Repeat everything from the line holding "Reproduce this chart with Plotly." to the line holding "fig = go.Figure()", inclusive, exactly. Leave out the rest.

• **DATA SECTION**
------------------------------

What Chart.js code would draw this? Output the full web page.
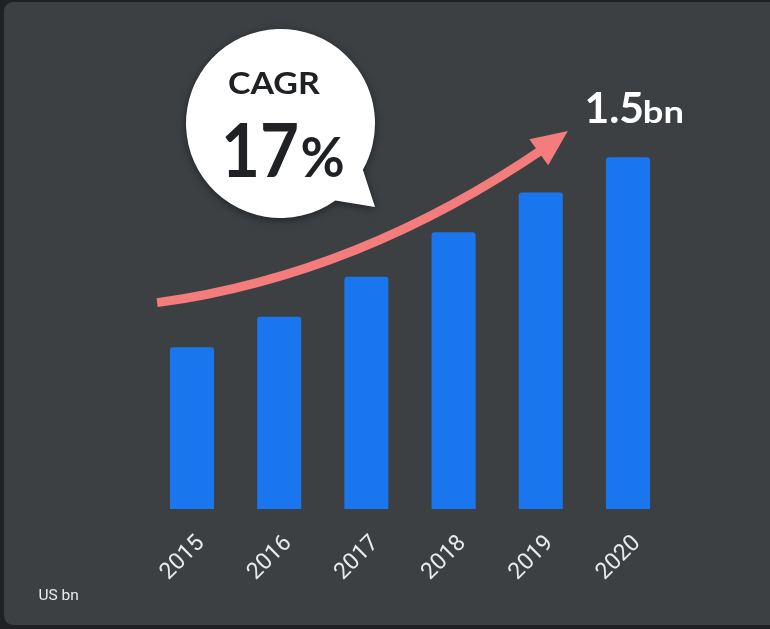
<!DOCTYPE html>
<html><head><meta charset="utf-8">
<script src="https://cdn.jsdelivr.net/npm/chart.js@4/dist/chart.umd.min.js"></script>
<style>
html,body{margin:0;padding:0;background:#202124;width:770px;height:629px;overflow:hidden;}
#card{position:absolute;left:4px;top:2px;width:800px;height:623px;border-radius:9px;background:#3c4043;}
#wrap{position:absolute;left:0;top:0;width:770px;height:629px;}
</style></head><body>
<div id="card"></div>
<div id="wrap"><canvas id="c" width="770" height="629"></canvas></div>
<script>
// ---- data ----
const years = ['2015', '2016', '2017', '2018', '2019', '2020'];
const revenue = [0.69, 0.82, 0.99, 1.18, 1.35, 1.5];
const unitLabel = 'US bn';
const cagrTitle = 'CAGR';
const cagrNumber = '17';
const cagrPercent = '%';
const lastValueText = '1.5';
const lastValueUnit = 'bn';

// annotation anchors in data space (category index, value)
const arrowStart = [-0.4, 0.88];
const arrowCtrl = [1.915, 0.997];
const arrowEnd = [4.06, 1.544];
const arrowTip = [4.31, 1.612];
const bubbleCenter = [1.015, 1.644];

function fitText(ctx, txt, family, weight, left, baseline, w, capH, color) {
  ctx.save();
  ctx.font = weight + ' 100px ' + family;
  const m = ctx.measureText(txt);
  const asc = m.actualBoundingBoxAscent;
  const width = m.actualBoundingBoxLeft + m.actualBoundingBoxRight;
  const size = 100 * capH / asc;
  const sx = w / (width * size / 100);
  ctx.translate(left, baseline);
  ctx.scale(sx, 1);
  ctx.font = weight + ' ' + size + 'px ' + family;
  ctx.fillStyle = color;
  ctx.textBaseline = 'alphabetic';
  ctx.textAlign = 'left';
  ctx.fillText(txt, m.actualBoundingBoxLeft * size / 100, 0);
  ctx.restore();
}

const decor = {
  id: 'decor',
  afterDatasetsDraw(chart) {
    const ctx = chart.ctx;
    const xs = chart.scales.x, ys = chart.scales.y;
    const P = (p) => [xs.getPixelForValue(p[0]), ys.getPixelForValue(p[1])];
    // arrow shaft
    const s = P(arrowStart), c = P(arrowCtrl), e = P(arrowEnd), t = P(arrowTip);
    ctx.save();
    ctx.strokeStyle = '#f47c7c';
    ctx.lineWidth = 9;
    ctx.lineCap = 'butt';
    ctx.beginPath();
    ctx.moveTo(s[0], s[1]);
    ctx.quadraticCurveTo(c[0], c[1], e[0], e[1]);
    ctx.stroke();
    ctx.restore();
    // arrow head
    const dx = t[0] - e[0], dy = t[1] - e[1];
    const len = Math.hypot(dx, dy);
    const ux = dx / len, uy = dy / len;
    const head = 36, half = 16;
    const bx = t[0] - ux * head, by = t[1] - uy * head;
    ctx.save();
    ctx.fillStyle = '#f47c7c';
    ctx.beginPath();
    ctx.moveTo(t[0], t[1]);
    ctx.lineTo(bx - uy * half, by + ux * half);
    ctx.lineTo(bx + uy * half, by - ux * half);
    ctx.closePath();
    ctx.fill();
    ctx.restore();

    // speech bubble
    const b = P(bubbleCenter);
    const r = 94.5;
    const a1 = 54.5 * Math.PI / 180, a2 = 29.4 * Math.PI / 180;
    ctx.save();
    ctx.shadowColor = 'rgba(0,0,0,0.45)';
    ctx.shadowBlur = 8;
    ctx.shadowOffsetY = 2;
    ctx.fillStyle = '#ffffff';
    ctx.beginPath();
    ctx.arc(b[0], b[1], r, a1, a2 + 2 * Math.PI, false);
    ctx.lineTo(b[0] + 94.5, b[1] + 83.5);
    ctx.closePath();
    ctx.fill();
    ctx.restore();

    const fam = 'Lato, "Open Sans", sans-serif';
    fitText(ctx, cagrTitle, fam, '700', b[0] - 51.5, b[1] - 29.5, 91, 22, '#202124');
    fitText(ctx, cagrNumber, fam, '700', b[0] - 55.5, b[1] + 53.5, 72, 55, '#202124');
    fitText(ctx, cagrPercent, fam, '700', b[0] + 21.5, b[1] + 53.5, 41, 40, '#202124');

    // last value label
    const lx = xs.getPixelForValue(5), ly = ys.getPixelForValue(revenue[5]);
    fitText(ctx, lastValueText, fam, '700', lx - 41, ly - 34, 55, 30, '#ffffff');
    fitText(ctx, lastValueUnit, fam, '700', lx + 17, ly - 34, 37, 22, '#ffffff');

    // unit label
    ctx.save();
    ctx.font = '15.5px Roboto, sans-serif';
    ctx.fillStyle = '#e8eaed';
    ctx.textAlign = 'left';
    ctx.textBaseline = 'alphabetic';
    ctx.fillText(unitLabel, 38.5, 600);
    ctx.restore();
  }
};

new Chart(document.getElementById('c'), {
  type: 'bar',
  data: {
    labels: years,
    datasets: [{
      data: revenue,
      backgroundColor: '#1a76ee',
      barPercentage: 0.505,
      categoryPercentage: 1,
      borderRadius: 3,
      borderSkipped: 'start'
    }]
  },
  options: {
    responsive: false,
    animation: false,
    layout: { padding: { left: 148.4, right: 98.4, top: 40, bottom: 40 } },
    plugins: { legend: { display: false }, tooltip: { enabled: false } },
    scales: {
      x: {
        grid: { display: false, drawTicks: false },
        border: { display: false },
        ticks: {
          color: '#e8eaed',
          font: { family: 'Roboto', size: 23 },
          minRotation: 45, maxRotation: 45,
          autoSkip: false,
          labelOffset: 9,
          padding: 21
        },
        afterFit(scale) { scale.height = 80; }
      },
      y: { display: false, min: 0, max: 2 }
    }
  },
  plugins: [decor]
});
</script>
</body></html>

------------------------------

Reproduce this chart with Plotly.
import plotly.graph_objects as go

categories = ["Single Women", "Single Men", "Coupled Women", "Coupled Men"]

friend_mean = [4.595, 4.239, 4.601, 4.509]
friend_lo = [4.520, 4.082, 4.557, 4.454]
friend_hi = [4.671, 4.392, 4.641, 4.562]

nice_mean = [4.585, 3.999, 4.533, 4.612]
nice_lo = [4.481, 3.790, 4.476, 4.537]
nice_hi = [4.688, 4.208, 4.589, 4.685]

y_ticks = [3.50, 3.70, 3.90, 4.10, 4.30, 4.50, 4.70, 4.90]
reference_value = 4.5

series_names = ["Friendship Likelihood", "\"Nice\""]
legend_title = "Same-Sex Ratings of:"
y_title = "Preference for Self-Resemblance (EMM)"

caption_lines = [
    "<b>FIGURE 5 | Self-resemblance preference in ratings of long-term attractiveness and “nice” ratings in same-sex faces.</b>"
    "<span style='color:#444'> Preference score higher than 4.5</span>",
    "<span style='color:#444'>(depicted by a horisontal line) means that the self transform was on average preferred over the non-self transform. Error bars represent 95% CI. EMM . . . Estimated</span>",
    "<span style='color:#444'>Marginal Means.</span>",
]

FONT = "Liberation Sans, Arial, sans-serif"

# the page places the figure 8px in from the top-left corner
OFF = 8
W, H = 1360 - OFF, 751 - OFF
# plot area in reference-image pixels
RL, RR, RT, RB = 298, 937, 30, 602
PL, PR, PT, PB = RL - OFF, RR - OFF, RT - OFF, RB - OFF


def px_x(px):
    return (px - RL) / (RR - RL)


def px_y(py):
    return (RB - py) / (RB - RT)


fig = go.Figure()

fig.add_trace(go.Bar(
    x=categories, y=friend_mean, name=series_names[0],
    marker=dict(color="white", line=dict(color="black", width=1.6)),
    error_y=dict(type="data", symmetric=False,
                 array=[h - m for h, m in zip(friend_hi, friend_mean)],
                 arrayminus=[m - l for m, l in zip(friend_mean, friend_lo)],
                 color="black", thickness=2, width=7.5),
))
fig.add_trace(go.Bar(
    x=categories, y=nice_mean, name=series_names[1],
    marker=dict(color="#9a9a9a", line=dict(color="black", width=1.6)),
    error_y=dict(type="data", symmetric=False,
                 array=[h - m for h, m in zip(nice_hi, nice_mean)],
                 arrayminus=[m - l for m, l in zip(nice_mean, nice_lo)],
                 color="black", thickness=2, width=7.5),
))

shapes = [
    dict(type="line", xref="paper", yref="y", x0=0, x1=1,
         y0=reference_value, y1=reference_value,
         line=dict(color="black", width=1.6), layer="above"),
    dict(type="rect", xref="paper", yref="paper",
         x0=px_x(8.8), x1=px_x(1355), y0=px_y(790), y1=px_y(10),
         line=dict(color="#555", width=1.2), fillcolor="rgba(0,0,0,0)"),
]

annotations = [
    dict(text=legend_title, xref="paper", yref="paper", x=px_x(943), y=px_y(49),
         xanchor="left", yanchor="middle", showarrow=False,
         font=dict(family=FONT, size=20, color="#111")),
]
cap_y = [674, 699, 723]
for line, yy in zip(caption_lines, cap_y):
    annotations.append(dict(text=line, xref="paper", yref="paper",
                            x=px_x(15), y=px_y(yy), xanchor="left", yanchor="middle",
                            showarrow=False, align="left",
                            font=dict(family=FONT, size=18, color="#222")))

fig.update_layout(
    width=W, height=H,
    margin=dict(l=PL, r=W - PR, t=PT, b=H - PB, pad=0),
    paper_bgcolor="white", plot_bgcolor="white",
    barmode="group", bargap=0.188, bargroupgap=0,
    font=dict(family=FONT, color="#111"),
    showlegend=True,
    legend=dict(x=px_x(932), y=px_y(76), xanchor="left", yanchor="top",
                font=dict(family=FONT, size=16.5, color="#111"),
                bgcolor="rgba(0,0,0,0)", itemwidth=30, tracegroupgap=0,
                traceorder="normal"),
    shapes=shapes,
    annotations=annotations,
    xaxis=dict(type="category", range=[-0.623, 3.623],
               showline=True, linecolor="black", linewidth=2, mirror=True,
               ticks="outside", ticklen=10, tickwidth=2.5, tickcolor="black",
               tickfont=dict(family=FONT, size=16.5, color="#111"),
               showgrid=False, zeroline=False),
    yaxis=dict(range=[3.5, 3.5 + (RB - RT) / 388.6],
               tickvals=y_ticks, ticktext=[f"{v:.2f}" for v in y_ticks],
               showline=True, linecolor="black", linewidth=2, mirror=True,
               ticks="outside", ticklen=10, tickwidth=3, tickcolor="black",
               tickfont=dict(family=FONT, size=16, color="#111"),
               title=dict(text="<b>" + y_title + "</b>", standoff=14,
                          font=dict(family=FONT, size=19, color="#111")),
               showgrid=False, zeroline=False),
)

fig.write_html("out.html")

------------------------------

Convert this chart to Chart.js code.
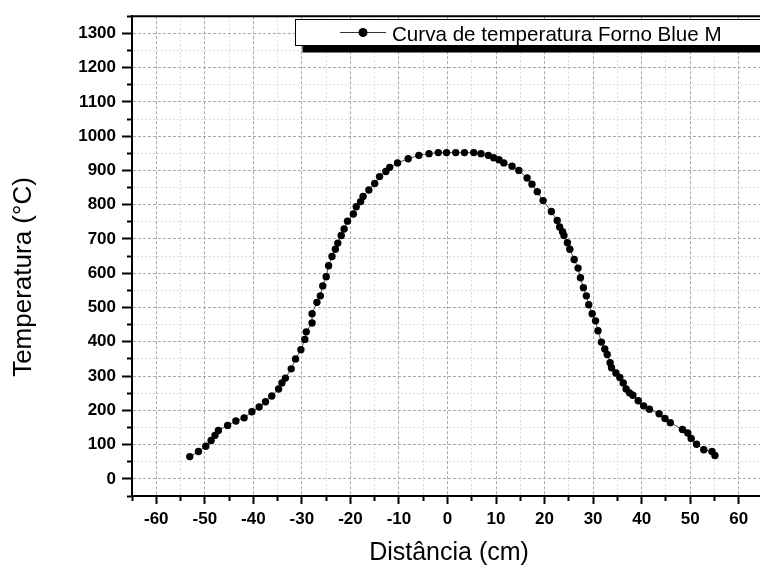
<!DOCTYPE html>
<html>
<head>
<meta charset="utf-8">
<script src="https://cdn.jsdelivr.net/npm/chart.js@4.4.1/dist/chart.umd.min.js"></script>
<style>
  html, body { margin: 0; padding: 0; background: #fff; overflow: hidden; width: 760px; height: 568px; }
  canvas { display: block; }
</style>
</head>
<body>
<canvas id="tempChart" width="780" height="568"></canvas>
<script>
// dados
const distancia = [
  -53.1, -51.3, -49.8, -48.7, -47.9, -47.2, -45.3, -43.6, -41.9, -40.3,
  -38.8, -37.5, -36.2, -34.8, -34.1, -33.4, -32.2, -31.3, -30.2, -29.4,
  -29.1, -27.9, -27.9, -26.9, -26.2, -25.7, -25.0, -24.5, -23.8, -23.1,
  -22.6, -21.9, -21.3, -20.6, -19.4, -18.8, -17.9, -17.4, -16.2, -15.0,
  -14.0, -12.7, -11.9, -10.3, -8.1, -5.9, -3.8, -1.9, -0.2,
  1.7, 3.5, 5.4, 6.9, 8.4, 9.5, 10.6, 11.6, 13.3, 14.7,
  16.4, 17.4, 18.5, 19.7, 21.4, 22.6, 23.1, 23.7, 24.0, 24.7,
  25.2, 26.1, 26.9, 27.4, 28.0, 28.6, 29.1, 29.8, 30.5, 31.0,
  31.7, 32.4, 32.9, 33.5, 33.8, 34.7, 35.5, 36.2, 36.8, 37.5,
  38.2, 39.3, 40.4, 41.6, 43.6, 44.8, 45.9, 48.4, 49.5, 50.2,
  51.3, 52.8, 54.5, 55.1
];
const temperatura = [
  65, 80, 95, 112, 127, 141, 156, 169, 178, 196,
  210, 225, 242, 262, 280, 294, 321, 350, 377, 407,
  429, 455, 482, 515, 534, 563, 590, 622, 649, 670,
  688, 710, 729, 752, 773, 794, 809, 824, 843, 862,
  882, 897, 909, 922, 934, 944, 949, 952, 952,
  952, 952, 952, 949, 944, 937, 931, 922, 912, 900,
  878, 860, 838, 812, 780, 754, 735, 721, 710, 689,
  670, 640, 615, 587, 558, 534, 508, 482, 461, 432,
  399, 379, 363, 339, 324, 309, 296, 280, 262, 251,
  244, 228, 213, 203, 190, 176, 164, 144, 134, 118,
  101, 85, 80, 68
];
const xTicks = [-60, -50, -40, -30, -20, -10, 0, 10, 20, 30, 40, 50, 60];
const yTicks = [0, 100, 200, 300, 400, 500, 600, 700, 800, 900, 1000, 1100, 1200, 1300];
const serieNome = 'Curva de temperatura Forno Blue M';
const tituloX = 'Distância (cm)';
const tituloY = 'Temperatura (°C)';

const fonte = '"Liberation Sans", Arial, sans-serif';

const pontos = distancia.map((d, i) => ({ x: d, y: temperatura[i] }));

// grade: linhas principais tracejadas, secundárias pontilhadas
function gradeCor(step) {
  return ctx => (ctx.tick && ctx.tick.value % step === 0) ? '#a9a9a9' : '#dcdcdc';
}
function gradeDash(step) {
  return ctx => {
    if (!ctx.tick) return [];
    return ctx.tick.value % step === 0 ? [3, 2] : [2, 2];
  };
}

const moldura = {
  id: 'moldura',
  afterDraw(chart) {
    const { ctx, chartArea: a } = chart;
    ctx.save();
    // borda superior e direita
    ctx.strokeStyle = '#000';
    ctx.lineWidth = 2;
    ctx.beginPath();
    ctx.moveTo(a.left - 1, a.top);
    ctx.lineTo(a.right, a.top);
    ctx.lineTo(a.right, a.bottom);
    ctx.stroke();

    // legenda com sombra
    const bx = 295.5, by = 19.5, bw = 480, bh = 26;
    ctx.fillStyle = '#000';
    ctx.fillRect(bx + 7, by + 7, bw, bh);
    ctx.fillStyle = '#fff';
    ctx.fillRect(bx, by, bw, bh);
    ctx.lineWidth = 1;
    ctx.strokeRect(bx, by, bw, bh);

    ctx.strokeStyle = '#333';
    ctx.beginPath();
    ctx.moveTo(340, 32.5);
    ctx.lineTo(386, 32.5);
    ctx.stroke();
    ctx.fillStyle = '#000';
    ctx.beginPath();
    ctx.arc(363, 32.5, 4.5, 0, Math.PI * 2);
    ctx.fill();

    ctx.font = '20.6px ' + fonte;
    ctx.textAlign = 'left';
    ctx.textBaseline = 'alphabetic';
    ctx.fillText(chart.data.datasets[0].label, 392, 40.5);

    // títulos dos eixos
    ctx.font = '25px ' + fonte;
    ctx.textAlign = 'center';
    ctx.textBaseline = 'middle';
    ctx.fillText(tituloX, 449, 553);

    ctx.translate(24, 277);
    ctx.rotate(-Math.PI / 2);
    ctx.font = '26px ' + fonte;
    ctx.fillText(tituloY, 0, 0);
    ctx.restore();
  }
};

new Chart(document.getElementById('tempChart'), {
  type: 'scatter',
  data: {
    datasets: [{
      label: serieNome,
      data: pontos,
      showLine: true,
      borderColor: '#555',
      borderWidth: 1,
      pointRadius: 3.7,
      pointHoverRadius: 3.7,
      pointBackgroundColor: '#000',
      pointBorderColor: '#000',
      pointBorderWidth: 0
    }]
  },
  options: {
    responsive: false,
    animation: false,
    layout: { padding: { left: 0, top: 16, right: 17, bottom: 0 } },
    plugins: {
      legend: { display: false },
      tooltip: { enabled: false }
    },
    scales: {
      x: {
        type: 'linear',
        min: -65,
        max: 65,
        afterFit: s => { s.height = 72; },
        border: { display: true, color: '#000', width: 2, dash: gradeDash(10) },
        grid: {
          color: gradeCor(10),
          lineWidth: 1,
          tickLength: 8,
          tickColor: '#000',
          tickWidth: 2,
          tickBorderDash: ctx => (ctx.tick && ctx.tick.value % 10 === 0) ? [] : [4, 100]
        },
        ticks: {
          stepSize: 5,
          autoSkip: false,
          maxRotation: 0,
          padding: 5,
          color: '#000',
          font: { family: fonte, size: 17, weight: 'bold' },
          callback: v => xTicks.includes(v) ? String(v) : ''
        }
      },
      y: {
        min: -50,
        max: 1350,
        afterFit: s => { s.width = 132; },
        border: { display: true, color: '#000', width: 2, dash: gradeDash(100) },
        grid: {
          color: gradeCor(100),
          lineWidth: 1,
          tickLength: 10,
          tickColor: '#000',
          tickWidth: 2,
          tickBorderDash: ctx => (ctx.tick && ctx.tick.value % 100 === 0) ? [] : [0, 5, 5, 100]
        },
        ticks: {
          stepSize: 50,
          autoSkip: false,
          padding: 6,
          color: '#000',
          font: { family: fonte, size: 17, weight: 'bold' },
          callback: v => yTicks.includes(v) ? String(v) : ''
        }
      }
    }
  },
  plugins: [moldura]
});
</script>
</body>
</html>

------------------------------

• **FULL ANSWER**
Reproduce this chart with Plotly.
import plotly.graph_objects as go

categories = ["Single Women", "Single Men", "Coupled Women", "Coupled Men"]

friend_mean = [4.595, 4.239, 4.601, 4.509]
friend_lo = [4.520, 4.082, 4.557, 4.454]
friend_hi = [4.671, 4.392, 4.641, 4.562]

nice_mean = [4.585, 3.999, 4.533, 4.612]
nice_lo = [4.481, 3.790, 4.476, 4.537]
nice_hi = [4.688, 4.208, 4.589, 4.685]

y_ticks = [3.50, 3.70, 3.90, 4.10, 4.30, 4.50, 4.70, 4.90]
reference_value = 4.5

series_names = ["Friendship Likelihood", "\"Nice\""]
legend_title = "Same-Sex Ratings of:"
y_title = "Preference for Self-Resemblance (EMM)"

caption_lines = [
    "<b>FIGURE 5 | Self-resemblance preference in ratings of long-term attractiveness and “nice” ratings in same-sex faces.</b>"
    "<span style='color:#444'> Preference score higher than 4.5</span>",
    "<span style='color:#444'>(depicted by a horisontal line) means that the self transform was on average preferred over the non-self transform. Error bars represent 95% CI. EMM . . . Estimated</span>",
    "<span style='color:#444'>Marginal Means.</span>",
]

FONT = "Liberation Sans, Arial, sans-serif"

# the page places the figure 8px in from the top-left corner
OFF = 8
W, H = 1360 - OFF, 751 - OFF
# plot area in reference-image pixels
RL, RR, RT, RB = 298, 937, 30, 602
PL, PR, PT, PB = RL - OFF, RR - OFF, RT - OFF, RB - OFF


def px_x(px):
    return (px - RL) / (RR - RL)


def px_y(py):
    return (RB - py) / (RB - RT)


fig = go.Figure()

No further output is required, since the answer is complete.